--- begin DATA EXTRACT ---

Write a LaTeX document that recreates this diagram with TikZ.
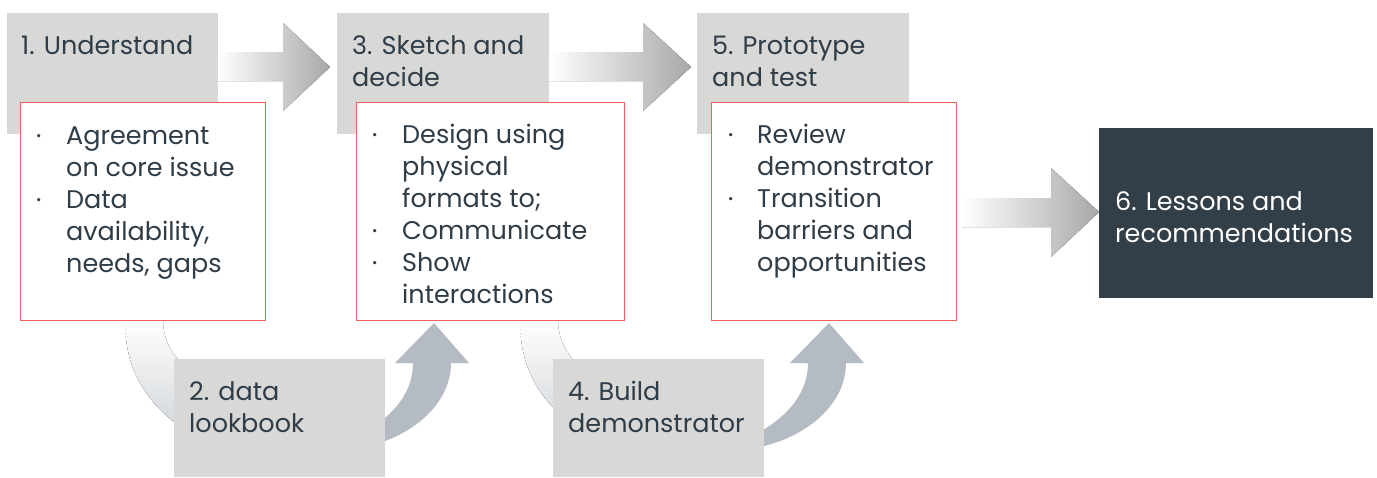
\documentclass[tikz,border=0pt]{standalone}
\usepackage{fontspec}
\setmainfont{Poppins}
\usetikzlibrary{shapes.geometric}
\definecolor{boxgrey}{RGB}{216,216,214}
\definecolor{redline}{RGB}{240,96,90}
\definecolor{ink}{RGB}{47,61,72}
\definecolor{darkbox}{RGB}{51,63,72}
\definecolor{arcdark}{RGB}{181,187,194}
\definecolor{arclight}{RGB}{208,212,216}
\definecolor{arrowend}{RGB}{168,168,168}
\newcommand{\bdot}{\raisebox{4pt}{\fontsize{13}{13}\selectfont •}}
\begin{document}
\begin{tikzpicture}[x=1pt,y=-1pt,
  greybox/.style={fill=boxgrey,draw=none,anchor=north west,inner sep=0pt},
  redbox/.style={fill=white,draw=redline,line width=1.4pt,anchor=north west,inner sep=0pt},
  txt/.style={anchor=base west,inner sep=0pt,text=ink,font=\fontsize{25.5}{32}\selectfont},
  flatarrow/.style={left color=white,right color=arrowend,draw=none},
  lightarc/.style={top color=white,bottom color=arclight,draw=none},
  darkarc/.style={fill=arcdark,draw=none}]
\useasboundingbox (0,0) rectangle (1377,477);
\fill[white] (0,0) rectangle (1377,477);

% curved arrows (behind boxes)
\foreach \dx/\nm in {0/a,395/b}{
  \begin{scope}[xshift=\dx]
    \fill[lightarc] (125,320) .. controls (125,370) and (145,405) .. (195,437)
      -- (195,375) .. controls (175,360) and (163,343) .. (163,320) -- cycle;
    \fill[darkarc] (355,449) .. controls (410,440) and (451,405) .. (451,363)
      -- (469,363) -- (434,323) -- (395,363) -- (413,363)
      .. controls (413,395) and (390,420) .. (355,437) -- cycle;
  \end{scope}
}

% straight block arrows
\fill[flatarrow] (218,52) -- (283,52) -- (283,23) -- (330,67) -- (283,111) -- (283,81) -- (218,81) -- cycle;
\fill[flatarrow] (549,52) -- (643,52) -- (643,23) -- (691,67) -- (643,111) -- (643,81) -- (549,81) -- cycle;
\fill[flatarrow] (962,198) -- (1051,198) -- (1051,168) -- (1099,212) -- (1051,257) -- (1051,227) -- (962,227) -- cycle;

% top grey boxes
\node[greybox,minimum width=211pt,minimum height=121pt] (g1) at (7,13) {};
\node[greybox,minimum width=212pt,minimum height=121pt] (g3) at (337,13) {};
\node[greybox,minimum width=212pt,minimum height=121pt] (g5) at (697,13) {};

% red boxes
\node[redbox,minimum width=245pt,minimum height=218pt] (r1) at (20,102) {};
\node[redbox,minimum width=268pt,minimum height=218pt] (r3) at (356,102) {};
\node[redbox,minimum width=245pt,minimum height=218pt] (r5) at (711,102) {};

% bottom grey boxes
\node[greybox,minimum width=211pt,minimum height=118pt] (g2) at (174,359) {};
\node[greybox,minimum width=211pt,minimum height=118pt] (g4) at (553,359) {};

% final dark box
\node[fill=darkbox,draw=none,anchor=north west,inner sep=0pt,minimum width=274pt,minimum height=170pt] (g6) at (1099,128) {};

% headings
\node[txt] (t1) at (21,54) {\begin{tabular}[t]{@{}l@{}}1. Understand\end{tabular}};
\node[txt] (t3) at (352,54) {\begin{tabular}[t]{@{}l@{}}3. Sketch and\\decide\end{tabular}};
\node[txt] (t5) at (712,54) {\begin{tabular}[t]{@{}l@{}}5. Prototype\\and test\end{tabular}};
\node[txt] (t2) at (189,400) {\begin{tabular}[t]{@{}l@{}}2. data\\lookbook\end{tabular}};
\node[txt] (t4) at (568,400) {\begin{tabular}[t]{@{}l@{}}4. Build\\demonstrator\end{tabular}};
\node[txt,text=white] (t6) at (1115,210) {\begin{tabular}[t]{@{}l@{}}6. Lessons and\\recommendations\end{tabular}};

% bullet lists
\node[txt] (l1) at (36,144) {\begin{tabular}[t]{@{}p{30pt}@{}l@{}}
\bdot & Agreement\\ & on core issue\\ \bdot & Data\\ & availability,\\ & needs, gaps\end{tabular}};
\node[txt] (l3) at (372,143) {\begin{tabular}[t]{@{}p{30pt}@{}l@{}}
\bdot & Design using\\ & physical\\ & formats to;\\ \bdot & Communicate\\ \bdot & Show\\ & interactions\end{tabular}};
\node[txt] (l5) at (728,143) {\begin{tabular}[t]{@{}p{29pt}@{}l@{}}
\bdot & Review\\ & demonstrator\\ \bdot & Transition\\ & barriers and\\ & opportunities\end{tabular}};
\end{tikzpicture}
\end{document}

--- end DATA EXTRACT ---

REQUIREMENT: Quote the material in full and exactly; do not carry over its pictures.

SOLUTION FOR THIS EXERCISE:
Write a LaTeX document that recreates this diagram with TikZ.
\documentclass[tikz,border=0pt]{standalone}
\usepackage{fontspec}
\setmainfont{Poppins}
\usetikzlibrary{shapes.geometric}
\definecolor{boxgrey}{RGB}{216,216,214}
\definecolor{redline}{RGB}{240,96,90}
\definecolor{ink}{RGB}{47,61,72}
\definecolor{darkbox}{RGB}{51,63,72}
\definecolor{arcdark}{RGB}{181,187,194}
\definecolor{arclight}{RGB}{208,212,216}
\definecolor{arrowend}{RGB}{168,168,168}
\newcommand{\bdot}{\raisebox{4pt}{\fontsize{13}{13}\selectfont •}}
\begin{document}
\begin{tikzpicture}[x=1pt,y=-1pt,
  greybox/.style={fill=boxgrey,draw=none,anchor=north west,inner sep=0pt},
  redbox/.style={fill=white,draw=redline,line width=1.4pt,anchor=north west,inner sep=0pt},
  txt/.style={anchor=base west,inner sep=0pt,text=ink,font=\fontsize{25.5}{32}\selectfont},
  flatarrow/.style={left color=white,right color=arrowend,draw=none},
  lightarc/.style={top color=white,bottom color=arclight,draw=none},
  darkarc/.style={fill=arcdark,draw=none}]
\useasboundingbox (0,0) rectangle (1377,477);
\fill[white] (0,0) rectangle (1377,477);

% curved arrows (behind boxes)
\foreach \dx/\nm in {0/a,395/b}{
  \begin{scope}[xshift=\dx]
    \fill[lightarc] (125,320) .. controls (125,370) and (145,405) .. (195,437)
      -- (195,375) .. controls (175,360) and (163,343) .. (163,320) -- cycle;
    \fill[darkarc] (355,449) .. controls (410,440) and (451,405) .. (451,363)
      -- (469,363) -- (434,323) -- (395,363) -- (413,363)
      .. controls (413,395) and (390,420) .. (355,437) -- cycle;
  \end{scope}
}

% straight block arrows
\fill[flatarrow] (218,52) -- (283,52) -- (283,23) -- (330,67) -- (283,111) -- (283,81) -- (218,81) -- cycle;
\fill[flatarrow] (549,52) -- (643,52) -- (643,23) -- (691,67) -- (643,111) -- (643,81) -- (549,81) -- cycle;
\fill[flatarrow] (962,198) -- (1051,198) -- (1051,168) -- (1099,212) -- (1051,257) -- (1051,227) -- (962,227) -- cycle;

% top grey boxes
\node[greybox,minimum width=211pt,minimum height=121pt] (g1) at (7,13) {};
\node[greybox,minimum width=212pt,minimum height=121pt] (g3) at (337,13) {};
\node[greybox,minimum width=212pt,minimum height=121pt] (g5) at (697,13) {};

% red boxes
\node[redbox,minimum width=245pt,minimum height=218pt] (r1) at (20,102) {};
\node[redbox,minimum width=268pt,minimum height=218pt] (r3) at (356,102) {};
\node[redbox,minimum width=245pt,minimum height=218pt] (r5) at (711,102) {};

% bottom grey boxes
\node[greybox,minimum width=211pt,minimum height=118pt] (g2) at (174,359) {};
\node[greybox,minimum width=211pt,minimum height=118pt] (g4) at (553,359) {};

% final dark box
\node[fill=darkbox,draw=none,anchor=north west,inner sep=0pt,minimum width=274pt,minimum height=170pt] (g6) at (1099,128) {};

% headings
\node[txt] (t1) at (21,54) {\begin{tabular}[t]{@{}l@{}}1. Understand\end{tabular}};
\node[txt] (t3) at (352,54) {\begin{tabular}[t]{@{}l@{}}3. Sketch and\\decide\end{tabular}};
\node[txt] (t5) at (712,54) {\begin{tabular}[t]{@{}l@{}}5. Prototype\\and test\end{tabular}};
\node[txt] (t2) at (189,400) {\begin{tabular}[t]{@{}l@{}}2. data\\lookbook\end{tabular}};
\node[txt] (t4) at (568,400) {\begin{tabular}[t]{@{}l@{}}4. Build\\demonstrator\end{tabular}};
\node[txt,text=white] (t6) at (1115,210) {\begin{tabular}[t]{@{}l@{}}6. Lessons and\\recommendations\end{tabular}};

% bullet lists
\node[txt] (l1) at (36,144) {\begin{tabular}[t]{@{}p{30pt}@{}l@{}}
\bdot & Agreement\\ & on core issue\\ \bdot & Data\\ & availability,\\ & needs, gaps\end{tabular}};
\node[txt] (l3) at (372,143) {\begin{tabular}[t]{@{}p{30pt}@{}l@{}}
\bdot & Design using\\ & physical\\ & formats to;\\ \bdot & Communicate\\ \bdot & Show\\ & interactions\end{tabular}};
\node[txt] (l5) at (728,143) {\begin{tabular}[t]{@{}p{29pt}@{}l@{}}
\bdot & Review\\ & demonstrator\\ \bdot & Transition\\ & barriers and\\ & opportunities\end{tabular}};
\end{tikzpicture}
\end{document}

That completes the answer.